Servings: 4 people
- 500 g pork belly block/豚バラブロック/五花腩肉/五花猪肉
- 3 egg/卵/鷄蛋/鸡蛋 boiled
- 200 g radish/大根/白蘿蔔/白萝卜
- 1 thumb ginger/ショウガ/薑/姜
- 400 ml water/水
- 200 ml sake/酒/清酒
- 100 ml soysauce/醤油
- 50 ml sweet sake/みりん/味醂
- 3 tbsp sugar/砂糖/糖
- Cut pork belly into desired size. About an inch wide is good.*boil the eggs and peel beforehand.
- Cut radish into 2cm thick moon shape.
- Slice ginger or grate if preferred.
- In a pan, sear each side of pork until pretty brown. You may or may not add oil anymore. Drain or wipe excess oil.
- In a pot, place the pork and the rest of ingredients except eggs and radish. Bring to a boil and lower heat to medium once boiling.
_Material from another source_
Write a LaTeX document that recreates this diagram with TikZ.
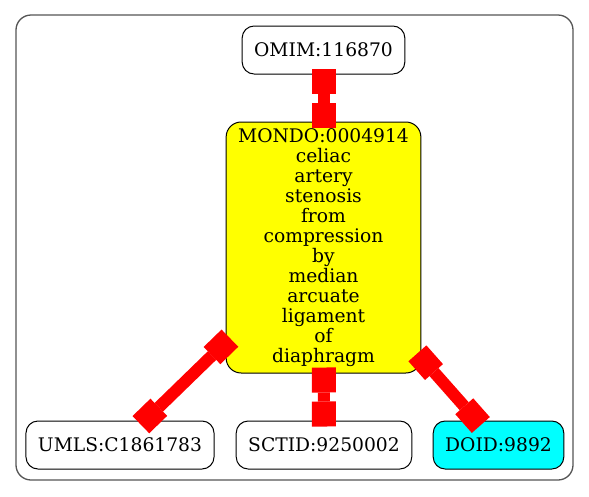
\documentclass[tikz,border=0pt]{standalone}
\usepackage{fontspec}
\setmainfont{DejaVu Serif}
\usepackage{tikz}
\usetikzlibrary{arrows.meta,positioning}
\definecolor{xrefred}{RGB}{255,0,0}
\definecolor{mondoyellow}{RGB}{255,255,0}
\definecolor{doidcyan}{RGB}{0,255,255}
\definecolor{framegray}{RGB}{85,85,85}
\tikzset{
  idbox/.style={rectangle, rounded corners=12pt, draw=black, line width=1pt, fill=white, minimum height=48pt, inner xsep=12pt, font=\fontsize{18.7}{20}\selectfont},
  xref/.style={draw=xrefred, line width=12pt, {Rectangle[length=25pt,width=24pt,line width=0pt]}-{Rectangle[length=25pt,width=24pt,line width=0pt]}, shorten <=-6pt, shorten >=-6pt}
}
\begin{document}
\begin{tikzpicture}[x=1pt, y=-1pt]
\useasboundingbox (0,0) rectangle (589,496);
% Cluster frame
\draw[framegray, line width=1.3pt, rounded corners=15pt] (16,15) rectangle (573,480);
% Top: OMIM
\node[idbox] (omim) at (323.5,50) {OMIM:116870};
% Middle: MONDO term
\node[idbox, fill=mondoyellow, rounded corners=15pt, minimum height=251pt, align=center] (mondo) at (323.5,247.5) {MONDO:0004914\\celiac\\artery\\stenosis\\from\\compression\\by\\median\\arcuate\\ligament\\of\\diaphragm};
% Bottom row
\node[idbox] (umls) at (120,445) {UMLS:C1861783};
\node[idbox] (sctid) at (324,445) {SCTID:9250002};
\node[idbox, fill=doidcyan] (doid) at (498.5,445) {DOID:9892};
% Cross references
\draw[xref] (omim) -- (mondo);
\draw[xref] (mondo) -- (umls);
\draw[xref] (mondo) -- (sctid);
\draw[xref] (mondo) -- (doid);
\end{tikzpicture}
\end{document}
Place a drop lid or a tin foil on top , cover and simmer for 30 minutes.
- Add radish and eggs and simmer for another 30 minutes without the pot's cover. Leave drop lid on. Let simmer until sauce is reduced and thickened.
- Mix carefully once or twice to distribute the flavor well. Check if everything is tender enough, turn off heat and serve.
To save time, you may use a pressure cooker to make it tender and juicy in minutes. Rice cooker will work fine as well, pork will turn out perfectly soft and prevents them from tearing apart.